▶ _STATED EXERCISE_
Gather the lines that hold the string "matplotlib".

▶ _MATERIAL SUPPLIED_
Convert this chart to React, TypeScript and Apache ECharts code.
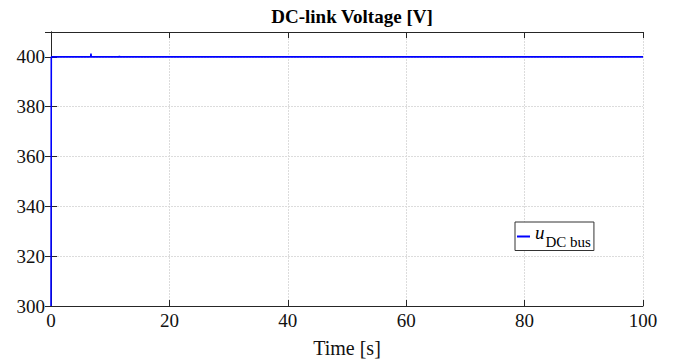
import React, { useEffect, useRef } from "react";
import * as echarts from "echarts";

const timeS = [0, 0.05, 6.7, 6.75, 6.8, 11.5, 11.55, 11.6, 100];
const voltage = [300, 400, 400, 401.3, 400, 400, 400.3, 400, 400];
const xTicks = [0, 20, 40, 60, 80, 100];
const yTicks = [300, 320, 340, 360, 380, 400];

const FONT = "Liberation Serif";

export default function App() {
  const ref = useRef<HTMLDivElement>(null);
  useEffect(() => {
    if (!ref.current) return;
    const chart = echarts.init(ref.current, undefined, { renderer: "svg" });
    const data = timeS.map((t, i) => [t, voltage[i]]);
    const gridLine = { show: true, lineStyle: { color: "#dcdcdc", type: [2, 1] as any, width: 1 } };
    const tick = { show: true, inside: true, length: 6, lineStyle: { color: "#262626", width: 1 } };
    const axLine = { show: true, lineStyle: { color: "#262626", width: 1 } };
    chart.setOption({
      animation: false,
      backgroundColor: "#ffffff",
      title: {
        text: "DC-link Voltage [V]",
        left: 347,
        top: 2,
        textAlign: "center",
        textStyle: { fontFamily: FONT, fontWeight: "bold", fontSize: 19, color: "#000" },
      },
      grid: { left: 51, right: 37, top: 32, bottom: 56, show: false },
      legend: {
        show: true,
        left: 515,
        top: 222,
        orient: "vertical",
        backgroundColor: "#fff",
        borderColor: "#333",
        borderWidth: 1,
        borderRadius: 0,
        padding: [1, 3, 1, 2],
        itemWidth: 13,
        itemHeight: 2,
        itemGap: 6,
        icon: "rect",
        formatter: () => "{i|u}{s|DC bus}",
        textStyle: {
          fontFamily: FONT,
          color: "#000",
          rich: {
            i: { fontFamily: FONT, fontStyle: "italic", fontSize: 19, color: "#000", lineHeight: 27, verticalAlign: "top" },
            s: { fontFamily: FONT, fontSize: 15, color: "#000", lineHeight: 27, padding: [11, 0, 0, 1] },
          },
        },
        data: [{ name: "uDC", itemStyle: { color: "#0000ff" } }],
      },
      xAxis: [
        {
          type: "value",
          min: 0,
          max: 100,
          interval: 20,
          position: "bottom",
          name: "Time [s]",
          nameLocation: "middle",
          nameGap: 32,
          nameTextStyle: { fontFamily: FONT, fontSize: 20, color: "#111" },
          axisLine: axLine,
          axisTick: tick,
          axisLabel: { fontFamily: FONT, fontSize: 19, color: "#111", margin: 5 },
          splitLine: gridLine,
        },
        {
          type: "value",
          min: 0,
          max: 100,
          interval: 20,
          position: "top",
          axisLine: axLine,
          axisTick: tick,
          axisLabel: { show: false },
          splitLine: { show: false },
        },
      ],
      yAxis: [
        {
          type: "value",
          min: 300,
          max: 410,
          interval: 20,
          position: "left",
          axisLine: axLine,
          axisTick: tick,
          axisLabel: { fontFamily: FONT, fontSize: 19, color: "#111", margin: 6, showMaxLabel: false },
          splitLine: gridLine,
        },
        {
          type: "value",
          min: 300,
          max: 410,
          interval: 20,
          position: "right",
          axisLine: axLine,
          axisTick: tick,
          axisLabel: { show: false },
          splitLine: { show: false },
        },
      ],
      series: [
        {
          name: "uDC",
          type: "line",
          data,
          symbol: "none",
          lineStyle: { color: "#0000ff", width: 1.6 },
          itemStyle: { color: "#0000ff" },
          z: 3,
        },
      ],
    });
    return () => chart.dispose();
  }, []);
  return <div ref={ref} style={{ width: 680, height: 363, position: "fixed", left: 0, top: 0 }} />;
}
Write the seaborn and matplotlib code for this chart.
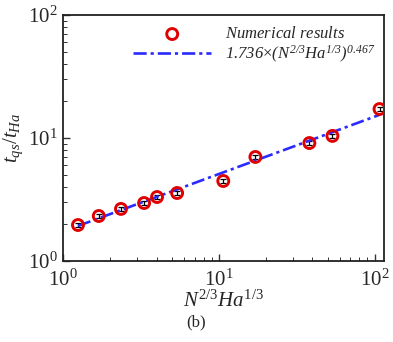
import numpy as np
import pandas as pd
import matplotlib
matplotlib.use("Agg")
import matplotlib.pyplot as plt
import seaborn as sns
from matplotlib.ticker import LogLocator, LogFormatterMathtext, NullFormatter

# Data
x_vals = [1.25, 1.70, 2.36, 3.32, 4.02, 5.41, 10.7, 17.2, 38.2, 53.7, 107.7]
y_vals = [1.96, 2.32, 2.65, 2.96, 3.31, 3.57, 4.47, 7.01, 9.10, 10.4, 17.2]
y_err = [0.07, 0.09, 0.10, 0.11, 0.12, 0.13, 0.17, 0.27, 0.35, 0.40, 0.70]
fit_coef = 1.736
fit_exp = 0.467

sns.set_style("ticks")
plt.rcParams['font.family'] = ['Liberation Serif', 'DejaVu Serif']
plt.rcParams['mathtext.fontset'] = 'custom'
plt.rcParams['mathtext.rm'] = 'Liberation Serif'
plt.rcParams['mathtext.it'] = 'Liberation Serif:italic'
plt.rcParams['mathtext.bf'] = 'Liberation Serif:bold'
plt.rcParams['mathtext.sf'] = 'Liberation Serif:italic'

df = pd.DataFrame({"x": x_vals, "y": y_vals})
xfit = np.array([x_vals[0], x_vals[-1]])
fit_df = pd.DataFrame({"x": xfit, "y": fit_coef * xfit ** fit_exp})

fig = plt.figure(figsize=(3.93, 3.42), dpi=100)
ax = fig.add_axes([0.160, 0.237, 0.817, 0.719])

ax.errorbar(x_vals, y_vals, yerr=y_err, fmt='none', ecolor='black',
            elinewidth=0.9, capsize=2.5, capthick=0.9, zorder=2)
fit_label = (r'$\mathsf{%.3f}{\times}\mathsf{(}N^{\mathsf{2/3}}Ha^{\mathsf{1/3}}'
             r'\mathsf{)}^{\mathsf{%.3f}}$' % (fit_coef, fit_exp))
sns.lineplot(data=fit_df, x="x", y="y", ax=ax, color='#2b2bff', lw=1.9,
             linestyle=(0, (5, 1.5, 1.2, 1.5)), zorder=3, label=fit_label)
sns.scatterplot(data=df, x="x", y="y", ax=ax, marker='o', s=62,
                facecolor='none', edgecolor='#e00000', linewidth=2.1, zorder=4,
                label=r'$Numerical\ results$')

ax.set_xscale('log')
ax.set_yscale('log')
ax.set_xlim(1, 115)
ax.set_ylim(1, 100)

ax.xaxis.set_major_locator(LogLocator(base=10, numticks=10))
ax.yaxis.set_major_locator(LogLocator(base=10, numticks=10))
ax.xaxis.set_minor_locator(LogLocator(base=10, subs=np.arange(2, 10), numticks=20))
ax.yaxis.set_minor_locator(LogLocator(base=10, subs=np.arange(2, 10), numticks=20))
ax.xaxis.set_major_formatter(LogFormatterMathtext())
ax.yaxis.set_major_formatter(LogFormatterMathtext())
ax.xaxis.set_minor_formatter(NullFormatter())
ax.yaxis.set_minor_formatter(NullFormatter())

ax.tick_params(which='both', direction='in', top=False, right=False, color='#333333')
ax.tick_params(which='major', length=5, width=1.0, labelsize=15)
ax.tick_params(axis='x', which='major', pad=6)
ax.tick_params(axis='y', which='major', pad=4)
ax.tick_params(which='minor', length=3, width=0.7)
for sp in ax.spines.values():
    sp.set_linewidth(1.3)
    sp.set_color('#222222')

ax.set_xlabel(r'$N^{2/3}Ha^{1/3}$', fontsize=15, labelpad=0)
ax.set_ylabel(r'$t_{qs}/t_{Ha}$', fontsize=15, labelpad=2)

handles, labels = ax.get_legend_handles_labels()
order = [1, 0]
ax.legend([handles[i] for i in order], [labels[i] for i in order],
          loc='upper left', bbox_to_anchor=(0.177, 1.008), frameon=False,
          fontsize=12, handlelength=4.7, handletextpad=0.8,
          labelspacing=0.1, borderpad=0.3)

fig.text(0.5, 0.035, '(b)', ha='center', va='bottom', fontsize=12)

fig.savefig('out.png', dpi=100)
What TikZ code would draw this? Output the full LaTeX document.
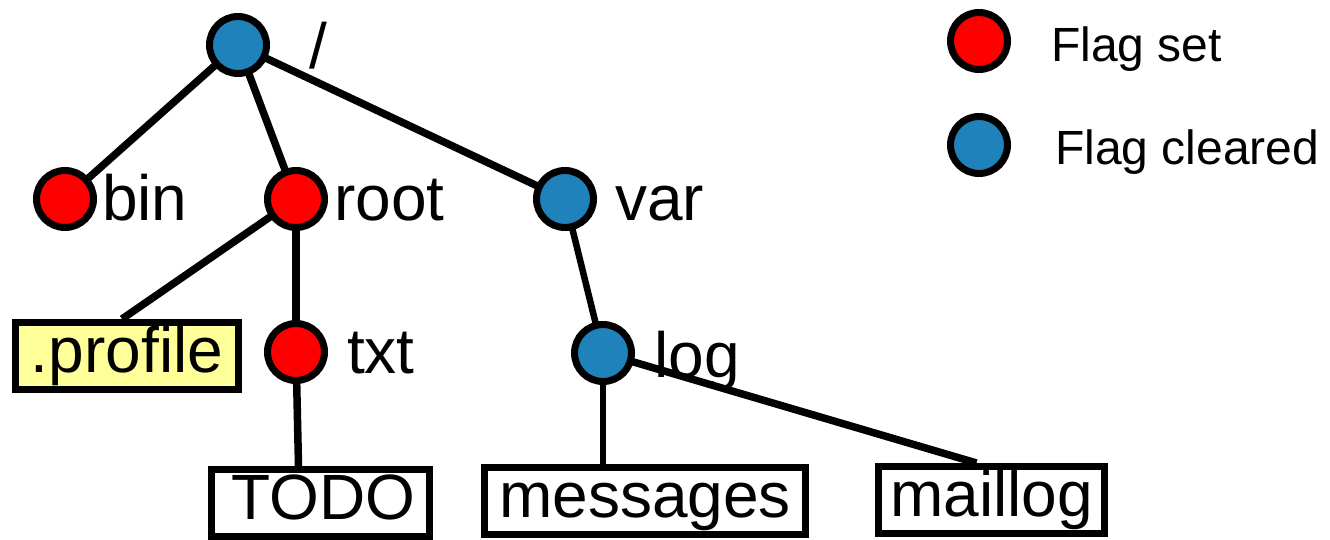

▶ _EXERCISE ANSWER_
Write the seaborn and matplotlib code for this chart.
import matplotlib
matplotlib.use("Agg")
import matplotlib.pyplot as plt
from matplotlib.ticker import LogLocator, LogFormatterMathtext, NullFormatter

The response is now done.